Çalılıktan çıtır çıtır sesler geliyordu.
Köpek acı acı havlıyordu.
Su şırıl şırıl akıyordu.
Yansıma sözcüklere benzeyen ancak ses ilgisi bulunmadığından yansıma denmeyen sözcükler de vardır.
Güneş pırıl pırıl parlıyordu.
Işıl ışıl bir güne merhaba dedik.
cümlelerinde altı çizili sözler sese dayalı olmadığından yansıma değildir.
İKİLEME
Söze güç katmak, anlamı pekiştirmek amacıyla ikilemeler kullanılır.
İkilemeler, türlü yöntemlerle oluşturulur:
Aynı sözün yinelemesiyle: (ağır ağır, yavaş yavaş, uzun uzun )
Yansıma sözcüklerle: (kütür kütür, şırıl şırıl, çatır çatır )
Yakıştırma sözcüklerin birlikte kullanımıyla: (eski püskü, eğir büğrü )
m sesinin aracılığıyla: (kitap mitap, kapı mapı, çocuk mocuk)
Zıt anlamlı sözcüklerin birlikte kullanımıyla: (aşağı yukarı, gece gündüz)
Sözün anlamını pekiştirmek, onu zenginleştirmek ya da değişik anlam ilgileri oluşturmak için iki sözün bir araya getirilmesiyle oluşan söz öbeğidir. İkilemeler yapıca ve anlamca farklılıklar gösterir.
a. Aynı sözcüğün tekrarıyla yapılabilir.
Usul usul sınıfı terk etti.
Koşa koşa geldi.
b. Yakın anlamlı sözcüklerin tekrarıyla yapılabilir.
Yalan yanlış sözlerle ortalığı karıştırdı.
Artık kimsede ar namus kalmadı.
c. Karşıt anlamlı sözcüklerin tekrarıyla yapılabilir.
Aşağı yukarı iki aydır kimse uğramadı buraya.
İşin aslını er geç öğreneceğim.
d. Biri anlamlı biri anlamsız sözcüklerle yapılabilir.
Eğri büğrü yollardan denize ulaştık.
İçeriye ufak tefek bir adam girdi.
e. Her ikisi de anlamsız sözcüklerle yapılabilir.
Ivır zıvır eşyaları tavan arasına kaldırdık.
Böyle eften püften sebeplerle oyalama beni.
f. Sözcüklerden biri ya da her ikisine ekler getirilerek yapılabilir.

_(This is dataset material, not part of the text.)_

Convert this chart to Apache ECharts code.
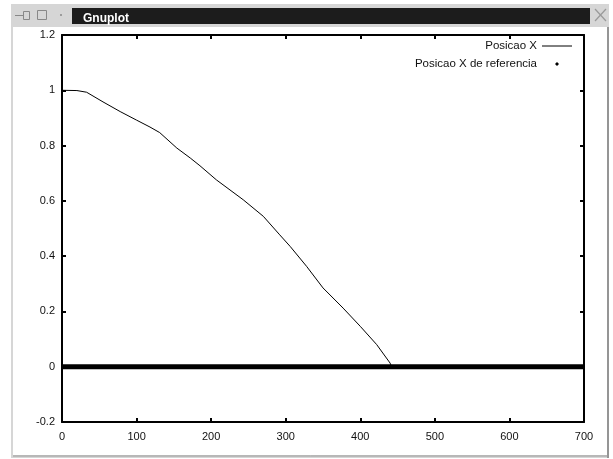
<!DOCTYPE html>
<html>
<head>
<meta charset="utf-8">
<script src="https://cdn.jsdelivr.net/npm/echarts@6/dist/echarts.min.js"></script>
<style>
  html, body { margin: 0; padding: 0; background: #fff; }
  #chart { width: 613px; height: 459px; }
</style>
</head>
<body>
<div id="chart"></div>
<script>
// traced curve: Posicao X
const posX = [0, 20, 33, 55, 78, 100, 118, 131, 154, 172, 185, 207, 243, 270, 292, 306, 328, 350, 377, 400, 422, 440, 442];
const posY = [1.0, 0.999, 0.993, 0.958, 0.923, 0.892, 0.867, 0.847, 0.791, 0.755, 0.727, 0.676, 0.604, 0.544, 0.477, 0.435, 0.363, 0.285, 0.212, 0.146, 0.080, 0.013, 0.0];

// reference points sit on zero along the whole range
const refX = [0, 700];
const refY = [0, 0];

const xTicks = [0, 100, 200, 300, 400, 500, 600, 700];
const yTicks = [-0.2, 0, 0.2, 0.4, 0.6, 0.8, 1, 1.2];

const font = 'Liberation Sans, Arial, sans-serif';
const zip = (a, b) => a.map((v, i) => [v, b[i]]);

const chart = echarts.init(document.getElementById('chart'));

const axisLine = { onZero: false, lineStyle: { color: '#000', width: 2 } };
const tick = { inside: true, length: 4, lineStyle: { color: '#000', width: 2 } };

const options = {
  backgroundColor: '#fff',
  animation: false,
  title: {
    text: 'Gnuplot',
    left: 78,
    top: 8,
    textStyle: { color: '#fff', fontFamily: font, fontSize: 12, fontWeight: 'bold' }
  },
  graphic: [
    // window frame
    { type: 'rect', z: -20, shape: { x: 11, y: 4, width: 598, height: 454 }, style: { fill: '#d6d6d6' } },
    { type: 'rect', z: -19, shape: { x: 72, y: 8, width: 518, height: 16 }, style: { fill: '#1c1c1c' } },
    { type: 'rect', z: -19, shape: { x: 13, y: 27, width: 594, height: 428 }, style: { fill: '#fff' } },
    { type: 'line', z: -18, shape: { x1: 608, y1: 27, x2: 608, y2: 458 }, style: { stroke: '#555', lineWidth: 1 } },
    { type: 'line', z: -18, shape: { x1: 13, y1: 456, x2: 608, y2: 456 }, style: { stroke: '#999', lineWidth: 1 } },
    // title bar icons
    { type: 'line', z: -18, shape: { x1: 15, y1: 15.5, x2: 23, y2: 15.5 }, style: { stroke: '#888', lineWidth: 1 } },
    { type: 'rect', z: -18, shape: { x: 23.5, y: 11.5, width: 6, height: 8 }, style: { fill: 'none', stroke: '#888', lineWidth: 1 } },
    { type: 'rect', z: -18, shape: { x: 37.5, y: 10.5, width: 9, height: 9 }, style: { fill: 'none', stroke: '#888', lineWidth: 1 } },
    { type: 'circle', z: -18, shape: { cx: 61, cy: 15, r: 1 }, style: { fill: '#888' } },
    { type: 'line', z: -18, shape: { x1: 595, y1: 9, x2: 606, y2: 21 }, style: { stroke: '#999', lineWidth: 1.2 } },
    { type: 'line', z: -18, shape: { x1: 606, y1: 9, x2: 595, y2: 21 }, style: { stroke: '#999', lineWidth: 1.2 } }
  ],
  legend: {
    orient: 'vertical',
    align: 'right',
    right: 35,
    top: 35,
    itemWidth: 30,
    itemHeight: 5,
    itemGap: 6,
    textStyle: { fontFamily: font, fontSize: 11.5, color: '#111' },
    data: [
      { name: 'Posicao X', itemStyle: { opacity: 0 }, lineStyle: { width: 1 } },
      { name: 'Posicao X de referencia', lineStyle: { opacity: 0 } }
    ]
  },
  grid: { left: 62, right: 29, top: 35, bottom: 37 },
  xAxis: [
    {
      type: 'value', position: 'bottom', min: 0, max: 700, interval: 100,
      axisLine: axisLine, axisTick: tick, splitLine: { show: false },
      axisLabel: { margin: 9, fontFamily: font, fontSize: 11, color: '#111' }
    },
    {
      type: 'value', position: 'top', min: 0, max: 700, interval: 100,
      axisLine: axisLine, axisTick: tick, splitLine: { show: false },
      axisLabel: { show: false }
    }
  ],
  yAxis: [
    {
      type: 'value', position: 'left', min: -0.2, max: 1.2, interval: 0.2,
      axisLine: axisLine, axisTick: tick, splitLine: { show: false },
      axisLabel: {
        margin: 7, fontFamily: font, fontSize: 11, color: '#111',
        formatter: v => String(Math.round(v * 10) / 10)
      }
    },
    {
      type: 'value', position: 'right', min: -0.2, max: 1.2, interval: 0.2,
      axisLine: axisLine, axisTick: tick, splitLine: { show: false },
      axisLabel: { show: false }
    }
  ],
  series: [
    {
      name: 'Posicao X',
      type: 'line',
      data: zip(posX, posY),
      symbol: 'none',
      color: '#000',
      lineStyle: { color: '#000', width: 1 },
      z: 3
    },
    {
      name: 'Posicao X de referencia',
      type: 'line',
      data: zip(refX, refY),
      symbol: 'diamond',
      showSymbol: false,
      color: '#000',
      lineStyle: { color: '#000', width: 5 },
      z: 4
    }
  ]
};

chart.setOption(options);
</script>
</body>
</html>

Beni baştan aşağı şöyle bir süzdü.
Onunla başa baş mücadele etti.
Her ikileme cümleye değişik bir anlam katar.
Yüzüme acı acı gülümsedi. (kuvvetlendirme)
Gideli aşağı yukarı iki gün oldu. (ihtimal)
Ivır zıvır eşyaları atın. (değersiz)
Caddede sıra sıra ağaçlar vardı. (çokluk)
AD AKTARMASI
Benzetme ilgisi kurmadan bir sözün başka bir söz üzerine kullanılmasıdır. Bunda, parça söylenip bütün, genel söylenip özel çağrıştırılabilir.
Biz hilale şan arayan gemicileriz.
dizelerinde hilal sözü bayrak yerine kullanılmıştır.
Bu derste Fikreti okuyacağız.
sözünde Fikret sözü Fikretin şiirleri anlamında kullanılmıştır.